Elys Vasquez-Iscan, assistant professor in the Health Education department at Hostos Community College, agrees. Vasquez-Iscan began teaching Intro to Community Health at the Otisville Correctional Facility, a medium security jail in upstate New York, last spring and works to prepare her students to grapple with some of today’s most pressing health issues, from environmental racism to combating Zika.

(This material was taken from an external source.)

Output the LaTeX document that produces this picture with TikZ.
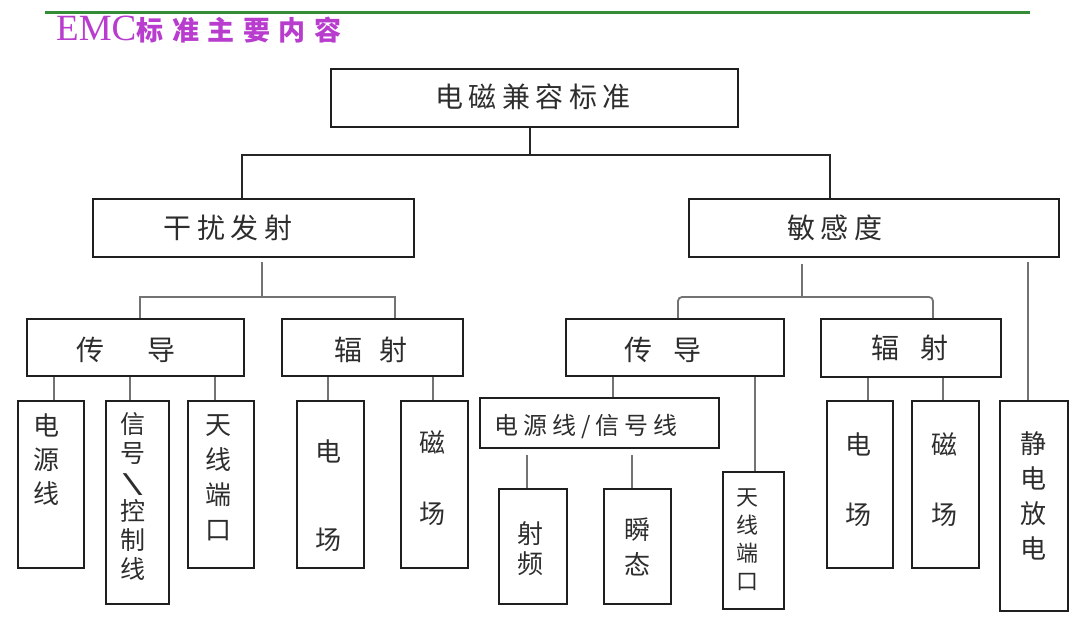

Despite frustrations — for example, dealing with clearance delays so that she can screen documentary films and having to rely on a blackboard and chalk due to the absence of computers — she is consistently wowed by her students. “They’re so humble and appreciative,” she said. “Teaching on the outside, you see students who are not invested in their education. In prison, people learn for the love of learning, as a way to become a better person, a better citizen, a role model for their children. It’s not just for a grade or for a degree. These are people who want to get out and give back.”
This is why, Vasquez-Iscan says, expanding education funding for prisoners is one of her top priorities. Like her colleagues around the country, she is supporting the Restoring Education and Learning (REAL) Act that was introduced in the House in 2015 and in the Senate last July. The bill would permanently reinstate PELL for incarcerated people.
Needless to say, the legislation will do nothing to challenge the prison system itself, or change arrest policies. Nonetheless, education activists see it as an important gesture in striving toward equity and providing jailed students with important opportunities that will aid them in life on the outside.